No common ground was found between the two sides. Thus in November 2001, the Maoist guerrillas began a new offensive, and the King responded by getting more and newer weapons. The rest of the act is taken up with more fighting, more repression, a few inconclusive talks off stage, but with a larger audience starting to look at the play as government officials in the US and the UK join Indians and Chinese in looking at what is going on. A few NGOs in Asia, the US, and Europe have become interested in the conflict and seek to play a positive, mediation role, but with little impact as yet. The divide between the government and the Maoists is very wide. Some independent non-governmental groups in Nepal have proposed some peace measures such as the Birat Declaration for Action: Challenges for Peace and Development in Nepal (November 2003).

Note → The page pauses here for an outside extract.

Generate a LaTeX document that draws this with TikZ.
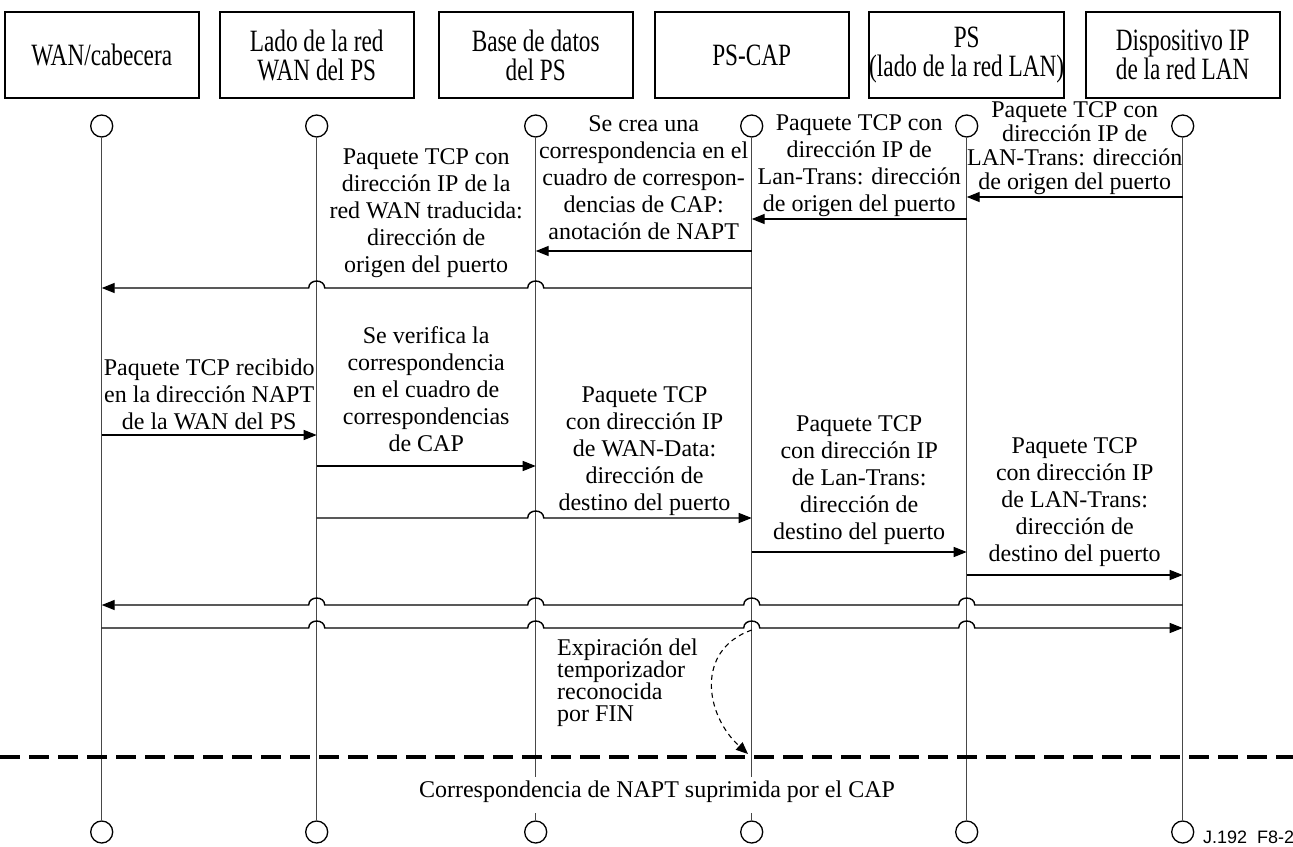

February 2005 is the start of the third and probably final act. The clouds darken, and increased fighting within Nepal is probable. A greater flow of arms to the area is likely; government to government (from the US and the UK to the Royal Nepal government), and also from arms dealers via non-governmental groups in India to the Maoists. The danger is real that India and China can be "sucked into" the power vacuum or, more likely, willingly stepping in.
In September 2002 I wrote an article ("Nepal Watch: A Priority") for the New Delhi-based Tibetan Review indicating that "The situation requires careful study to see if there are ways to help the forces of democratic change." It is still not clear to me what we outside Nepal can usefully do. There seems to be no "middle ground" between the King and the Maoists. Each wants the other to disappear. The political parties that functioned when there was a parliament are weak and had little base among the people. NGOs outside the control of political parties are weak, but there might be ways to strengthen them.
For the moment, our priority should be to alert a wider group of people to the dangers of the situation, stressing that non-military means of conflict resolution should be found, and that we should be prepared to help quickly when we find proper and useful channels.
René Wadlow is a Geneva-based writer.